Glitter before it all went wrong.
Everyone has something that's synonymous with Christmas. For some, it's the rustle of wrapping or the smell of pinecones. But for me it wasn't a man who clambered down the chimney bearing presents or pulled up with his reindeer. It was another larger-than-life creature that appeared on our television screens wrapped in BacoFoil and asked us if we wanted to be in his Gang. His name was, of course, Gary Glitter.
Even now, I tend to track my childhood festive seasons by Glitter singles. Christmas 1973 - I Love You Love Me Love, the first single I ever bought (Bell Records 7", shiny silver label). The following year round at Andy Wormald's house listening to Hello, Hello I'm Back Again. Much later there were the televised live Gang Shows and, of course, Another Rock'n'Roll Christmas. If only Gary were - as the song put it - remembered this way.
Nowadays, because of What Gary Has Done, the same songs are pop's pariahs, songs you never hear on the radio, which have been airbrushed from pop history in the same way as Glitter - who had one of the longest chart runs of any singer in the 70s - has been excluded from rock biographies and more or less scrubbed out of pop history.
This year, facing yet another Glitter-free Christmas, I've found myself downloading those old songs from iTunes and even in the process, somehow feeling seedy. Which is weird, because in other areas of culture, artists' work has not been so tainted by personal failings, however grave.
Wagner's anti-semitism was an influence on Hitler but the composer's music is still performed around the world. Goya made wonderfully disturbed etchings but you wouldn't want him round for lunch. Roman Polanski admitted sex with a minor but people still watch his films. So why is Glitter so vilified? Because he's taken over Myra Hindley's old role as monster of choice for the News of the World?

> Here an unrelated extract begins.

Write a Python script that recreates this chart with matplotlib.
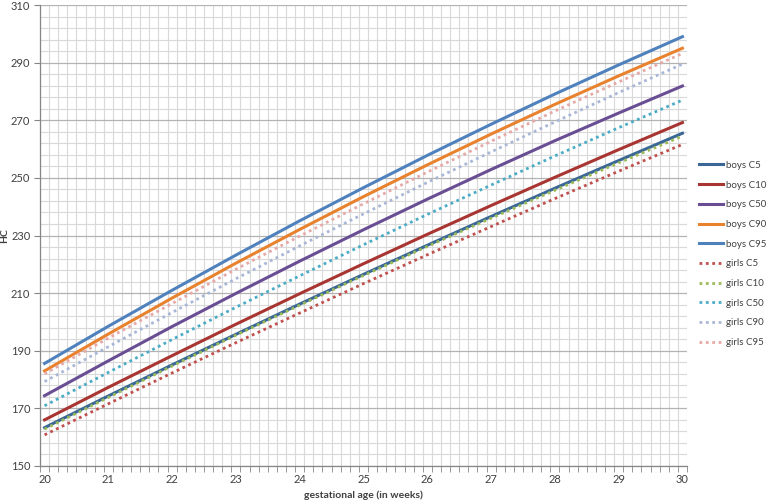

My belief - and I'd really like your views on this - is that art should not be confused with the artist, and that pop fans of any generation should not be denied the genius of Rock'n'Roll Part 1 (one of the great pop records about pop - "Can you still recall in the jukebox hall when the music played/And the world span round to a brand new sound in those far off days?").
The famous Glitter beat is a staple part of music from bands as diverse as Marilyn Manson and Kasabian, yet we are being denied the original singles, many of which ironically cast Glitter in the role of shunned outsider (I Love You Love Me Love - "They tried to tell you I was not the boy for you"). Even now I struggle to hear any really dark sexual frisson beyond the saucy postcard tease of Do You Wanna Touch Me (although, thanks Gary, but I'll pass on that and no, I don't want to be in your gang).
Nobody is saying it's time to forgive the former Paul Gadd for paedophilia - crime and punishment or rehabilitation is a matter for the judicial process. But surely it's time for a clemency for his records and, at Christmas, to blare them out as I will be doing (with the curtains closed, if necessary) and say, Hello, hello, come back, again.